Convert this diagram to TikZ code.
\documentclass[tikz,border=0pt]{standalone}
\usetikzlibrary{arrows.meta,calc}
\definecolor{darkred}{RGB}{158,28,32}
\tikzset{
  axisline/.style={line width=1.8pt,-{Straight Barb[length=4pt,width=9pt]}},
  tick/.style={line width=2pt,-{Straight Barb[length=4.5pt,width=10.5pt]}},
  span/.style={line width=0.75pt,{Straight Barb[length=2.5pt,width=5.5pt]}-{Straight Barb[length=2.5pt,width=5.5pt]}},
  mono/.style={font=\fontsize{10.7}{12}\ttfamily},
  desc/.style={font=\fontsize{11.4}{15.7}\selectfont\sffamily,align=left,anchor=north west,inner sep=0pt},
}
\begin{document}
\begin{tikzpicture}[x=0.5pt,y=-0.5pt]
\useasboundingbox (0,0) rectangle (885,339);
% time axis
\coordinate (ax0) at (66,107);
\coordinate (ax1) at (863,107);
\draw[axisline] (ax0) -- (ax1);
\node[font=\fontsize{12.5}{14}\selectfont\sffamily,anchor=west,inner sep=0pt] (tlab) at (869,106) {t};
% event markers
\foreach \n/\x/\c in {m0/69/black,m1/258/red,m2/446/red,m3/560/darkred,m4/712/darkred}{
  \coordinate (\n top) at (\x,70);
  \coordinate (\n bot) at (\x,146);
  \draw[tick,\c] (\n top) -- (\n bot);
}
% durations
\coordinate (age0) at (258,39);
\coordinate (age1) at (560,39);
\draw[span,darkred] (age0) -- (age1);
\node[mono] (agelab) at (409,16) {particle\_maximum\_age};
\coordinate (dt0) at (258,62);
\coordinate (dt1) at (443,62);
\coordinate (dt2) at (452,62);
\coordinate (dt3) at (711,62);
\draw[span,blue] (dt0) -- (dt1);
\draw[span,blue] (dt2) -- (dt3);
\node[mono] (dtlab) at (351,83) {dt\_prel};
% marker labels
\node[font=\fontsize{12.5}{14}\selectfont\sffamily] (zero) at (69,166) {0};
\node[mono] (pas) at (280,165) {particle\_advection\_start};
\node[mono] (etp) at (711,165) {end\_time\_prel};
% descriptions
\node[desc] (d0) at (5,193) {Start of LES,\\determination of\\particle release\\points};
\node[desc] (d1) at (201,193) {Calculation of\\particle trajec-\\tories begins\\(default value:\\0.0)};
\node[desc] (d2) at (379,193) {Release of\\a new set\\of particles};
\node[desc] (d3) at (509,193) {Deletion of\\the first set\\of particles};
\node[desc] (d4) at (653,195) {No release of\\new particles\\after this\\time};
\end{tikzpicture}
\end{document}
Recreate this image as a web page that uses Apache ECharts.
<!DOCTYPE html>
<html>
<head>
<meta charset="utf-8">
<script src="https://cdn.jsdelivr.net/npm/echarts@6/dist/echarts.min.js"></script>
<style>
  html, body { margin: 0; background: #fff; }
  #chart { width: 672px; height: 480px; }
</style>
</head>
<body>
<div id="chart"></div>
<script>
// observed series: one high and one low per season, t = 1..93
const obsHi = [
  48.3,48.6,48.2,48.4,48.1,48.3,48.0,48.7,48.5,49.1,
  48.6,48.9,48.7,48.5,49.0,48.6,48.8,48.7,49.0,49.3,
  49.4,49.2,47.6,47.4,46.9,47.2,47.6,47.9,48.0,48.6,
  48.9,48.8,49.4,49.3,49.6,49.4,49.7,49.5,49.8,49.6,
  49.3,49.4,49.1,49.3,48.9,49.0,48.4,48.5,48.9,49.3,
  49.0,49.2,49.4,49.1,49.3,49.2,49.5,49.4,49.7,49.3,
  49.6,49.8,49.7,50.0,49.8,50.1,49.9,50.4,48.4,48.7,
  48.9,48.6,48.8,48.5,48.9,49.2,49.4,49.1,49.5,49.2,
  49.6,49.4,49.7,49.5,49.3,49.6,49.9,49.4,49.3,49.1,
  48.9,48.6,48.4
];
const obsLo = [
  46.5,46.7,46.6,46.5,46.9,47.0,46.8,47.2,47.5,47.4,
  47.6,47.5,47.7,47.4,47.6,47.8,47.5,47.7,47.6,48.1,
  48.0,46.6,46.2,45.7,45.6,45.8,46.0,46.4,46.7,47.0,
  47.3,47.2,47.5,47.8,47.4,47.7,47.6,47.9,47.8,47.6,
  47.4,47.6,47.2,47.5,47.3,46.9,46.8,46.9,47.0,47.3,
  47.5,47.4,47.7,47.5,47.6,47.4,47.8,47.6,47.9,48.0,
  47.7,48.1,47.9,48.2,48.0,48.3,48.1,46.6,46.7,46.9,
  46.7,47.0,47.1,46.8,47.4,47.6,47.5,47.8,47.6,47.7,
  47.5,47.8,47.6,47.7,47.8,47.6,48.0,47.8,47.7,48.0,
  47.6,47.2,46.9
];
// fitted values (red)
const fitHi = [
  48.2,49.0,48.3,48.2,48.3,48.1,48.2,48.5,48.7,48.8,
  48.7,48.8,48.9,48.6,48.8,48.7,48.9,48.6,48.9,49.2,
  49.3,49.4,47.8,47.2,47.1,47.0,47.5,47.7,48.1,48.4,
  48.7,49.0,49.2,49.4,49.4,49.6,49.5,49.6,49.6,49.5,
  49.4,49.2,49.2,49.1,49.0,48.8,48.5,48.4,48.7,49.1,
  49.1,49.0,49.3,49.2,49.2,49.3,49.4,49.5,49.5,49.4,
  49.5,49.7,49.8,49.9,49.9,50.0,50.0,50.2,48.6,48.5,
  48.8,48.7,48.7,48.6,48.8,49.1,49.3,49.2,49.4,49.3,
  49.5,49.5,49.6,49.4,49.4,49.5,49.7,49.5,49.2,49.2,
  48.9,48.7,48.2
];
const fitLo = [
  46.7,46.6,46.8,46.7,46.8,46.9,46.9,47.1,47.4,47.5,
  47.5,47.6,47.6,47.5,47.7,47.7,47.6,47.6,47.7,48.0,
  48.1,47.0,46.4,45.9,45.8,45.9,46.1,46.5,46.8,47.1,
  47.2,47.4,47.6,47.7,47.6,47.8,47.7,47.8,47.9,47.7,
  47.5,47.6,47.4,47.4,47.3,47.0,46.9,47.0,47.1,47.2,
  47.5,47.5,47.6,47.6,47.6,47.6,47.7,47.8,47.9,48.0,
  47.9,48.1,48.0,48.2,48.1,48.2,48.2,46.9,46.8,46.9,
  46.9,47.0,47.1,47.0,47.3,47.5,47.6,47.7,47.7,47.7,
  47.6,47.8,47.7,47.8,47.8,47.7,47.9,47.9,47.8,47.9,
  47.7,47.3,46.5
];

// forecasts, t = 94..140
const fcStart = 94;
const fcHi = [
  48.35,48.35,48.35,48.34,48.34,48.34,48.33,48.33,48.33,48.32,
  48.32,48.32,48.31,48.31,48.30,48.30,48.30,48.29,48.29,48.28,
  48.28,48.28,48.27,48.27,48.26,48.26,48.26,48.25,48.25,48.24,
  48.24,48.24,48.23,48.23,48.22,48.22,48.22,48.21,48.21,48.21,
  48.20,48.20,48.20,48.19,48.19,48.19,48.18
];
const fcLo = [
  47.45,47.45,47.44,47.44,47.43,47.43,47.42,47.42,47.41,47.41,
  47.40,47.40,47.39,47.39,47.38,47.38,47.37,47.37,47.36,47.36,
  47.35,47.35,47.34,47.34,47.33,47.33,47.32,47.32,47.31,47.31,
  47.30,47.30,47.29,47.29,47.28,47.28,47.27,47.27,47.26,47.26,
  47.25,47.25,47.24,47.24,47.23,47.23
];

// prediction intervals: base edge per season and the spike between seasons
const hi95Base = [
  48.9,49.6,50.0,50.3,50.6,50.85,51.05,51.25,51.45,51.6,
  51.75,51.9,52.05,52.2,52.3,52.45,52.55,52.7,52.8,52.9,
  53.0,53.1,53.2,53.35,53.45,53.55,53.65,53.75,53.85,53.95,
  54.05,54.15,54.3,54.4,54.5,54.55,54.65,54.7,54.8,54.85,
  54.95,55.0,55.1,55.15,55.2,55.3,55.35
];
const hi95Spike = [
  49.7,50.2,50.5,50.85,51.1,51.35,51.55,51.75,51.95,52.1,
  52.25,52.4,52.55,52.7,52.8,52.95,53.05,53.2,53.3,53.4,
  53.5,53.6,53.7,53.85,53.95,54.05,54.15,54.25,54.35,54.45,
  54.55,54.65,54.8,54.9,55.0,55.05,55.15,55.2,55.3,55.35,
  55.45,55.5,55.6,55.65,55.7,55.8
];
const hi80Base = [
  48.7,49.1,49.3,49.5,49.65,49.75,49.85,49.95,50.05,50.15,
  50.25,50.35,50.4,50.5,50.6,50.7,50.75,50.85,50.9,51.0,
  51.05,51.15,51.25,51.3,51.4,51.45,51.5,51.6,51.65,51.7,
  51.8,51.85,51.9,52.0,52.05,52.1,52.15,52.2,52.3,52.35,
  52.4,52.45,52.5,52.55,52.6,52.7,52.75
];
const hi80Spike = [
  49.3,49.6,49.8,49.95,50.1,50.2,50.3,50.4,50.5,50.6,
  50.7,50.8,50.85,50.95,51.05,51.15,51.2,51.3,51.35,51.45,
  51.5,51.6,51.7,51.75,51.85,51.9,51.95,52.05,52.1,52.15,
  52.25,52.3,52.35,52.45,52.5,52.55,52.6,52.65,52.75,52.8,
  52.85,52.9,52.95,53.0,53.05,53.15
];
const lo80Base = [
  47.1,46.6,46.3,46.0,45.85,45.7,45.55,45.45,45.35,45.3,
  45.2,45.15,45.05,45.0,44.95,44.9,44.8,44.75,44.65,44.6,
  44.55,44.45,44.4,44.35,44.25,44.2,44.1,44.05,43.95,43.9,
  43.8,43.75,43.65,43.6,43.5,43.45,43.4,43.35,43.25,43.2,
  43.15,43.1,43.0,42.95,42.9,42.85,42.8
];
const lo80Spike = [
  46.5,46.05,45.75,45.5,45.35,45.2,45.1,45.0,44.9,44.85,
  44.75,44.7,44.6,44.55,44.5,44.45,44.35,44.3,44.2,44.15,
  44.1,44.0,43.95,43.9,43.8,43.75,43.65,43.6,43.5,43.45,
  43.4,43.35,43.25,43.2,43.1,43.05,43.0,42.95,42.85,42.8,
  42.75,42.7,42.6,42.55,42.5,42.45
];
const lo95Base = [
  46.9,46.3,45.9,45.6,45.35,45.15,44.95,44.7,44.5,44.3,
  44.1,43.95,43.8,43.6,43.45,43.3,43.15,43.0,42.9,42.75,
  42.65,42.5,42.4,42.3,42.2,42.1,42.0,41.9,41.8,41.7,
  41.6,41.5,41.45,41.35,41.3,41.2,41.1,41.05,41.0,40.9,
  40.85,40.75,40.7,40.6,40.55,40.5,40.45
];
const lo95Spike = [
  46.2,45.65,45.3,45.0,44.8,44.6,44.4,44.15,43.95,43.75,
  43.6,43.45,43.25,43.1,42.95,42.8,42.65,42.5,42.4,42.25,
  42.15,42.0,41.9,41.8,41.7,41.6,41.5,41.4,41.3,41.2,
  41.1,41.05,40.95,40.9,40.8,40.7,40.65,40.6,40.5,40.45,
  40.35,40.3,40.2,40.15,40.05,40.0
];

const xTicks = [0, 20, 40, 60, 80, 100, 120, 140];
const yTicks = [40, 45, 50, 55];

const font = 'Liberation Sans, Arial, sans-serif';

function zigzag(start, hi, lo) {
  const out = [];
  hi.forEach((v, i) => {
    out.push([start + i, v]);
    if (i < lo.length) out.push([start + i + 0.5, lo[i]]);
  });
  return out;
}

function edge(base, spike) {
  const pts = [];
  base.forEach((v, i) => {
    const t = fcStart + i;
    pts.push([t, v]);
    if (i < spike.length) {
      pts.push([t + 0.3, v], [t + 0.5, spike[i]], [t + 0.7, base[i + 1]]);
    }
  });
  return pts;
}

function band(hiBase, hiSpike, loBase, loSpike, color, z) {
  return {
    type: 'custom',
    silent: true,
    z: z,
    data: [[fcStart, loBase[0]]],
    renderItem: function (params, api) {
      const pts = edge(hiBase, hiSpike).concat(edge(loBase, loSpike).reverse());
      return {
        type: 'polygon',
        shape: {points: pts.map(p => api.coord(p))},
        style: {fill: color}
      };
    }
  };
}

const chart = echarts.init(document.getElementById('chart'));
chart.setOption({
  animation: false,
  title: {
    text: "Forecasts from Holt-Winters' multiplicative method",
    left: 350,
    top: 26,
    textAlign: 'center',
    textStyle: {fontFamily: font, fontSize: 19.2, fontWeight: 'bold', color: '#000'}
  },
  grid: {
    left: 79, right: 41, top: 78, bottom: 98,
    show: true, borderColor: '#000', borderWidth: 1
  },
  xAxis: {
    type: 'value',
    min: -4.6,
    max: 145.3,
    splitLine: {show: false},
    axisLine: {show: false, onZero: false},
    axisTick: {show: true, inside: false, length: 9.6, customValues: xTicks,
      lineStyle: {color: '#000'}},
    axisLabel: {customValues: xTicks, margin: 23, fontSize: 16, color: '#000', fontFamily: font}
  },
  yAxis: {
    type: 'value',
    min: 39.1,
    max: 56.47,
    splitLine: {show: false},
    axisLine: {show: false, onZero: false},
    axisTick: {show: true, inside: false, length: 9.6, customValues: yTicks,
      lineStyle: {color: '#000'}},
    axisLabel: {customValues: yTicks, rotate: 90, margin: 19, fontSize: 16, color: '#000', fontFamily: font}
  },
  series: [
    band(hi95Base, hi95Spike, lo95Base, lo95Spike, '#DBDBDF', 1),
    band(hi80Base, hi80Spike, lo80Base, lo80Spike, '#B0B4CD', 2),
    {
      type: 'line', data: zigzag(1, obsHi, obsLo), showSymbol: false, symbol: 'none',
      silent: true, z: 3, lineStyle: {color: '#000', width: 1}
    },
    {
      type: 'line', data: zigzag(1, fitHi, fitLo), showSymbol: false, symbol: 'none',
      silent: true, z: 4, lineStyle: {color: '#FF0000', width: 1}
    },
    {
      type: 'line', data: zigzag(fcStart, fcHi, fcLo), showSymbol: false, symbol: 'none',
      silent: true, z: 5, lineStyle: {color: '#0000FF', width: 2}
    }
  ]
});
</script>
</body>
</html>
________________________
* [What you should do]:
Collect the lines of the data that carry the word "this".

* [Complete response]:
Convert this diagram to TikZ code.
\node[desc] (d4) at (653,195) {No release of\\new particles\\after this\\time};
Recreate this image as a web page that uses Apache ECharts.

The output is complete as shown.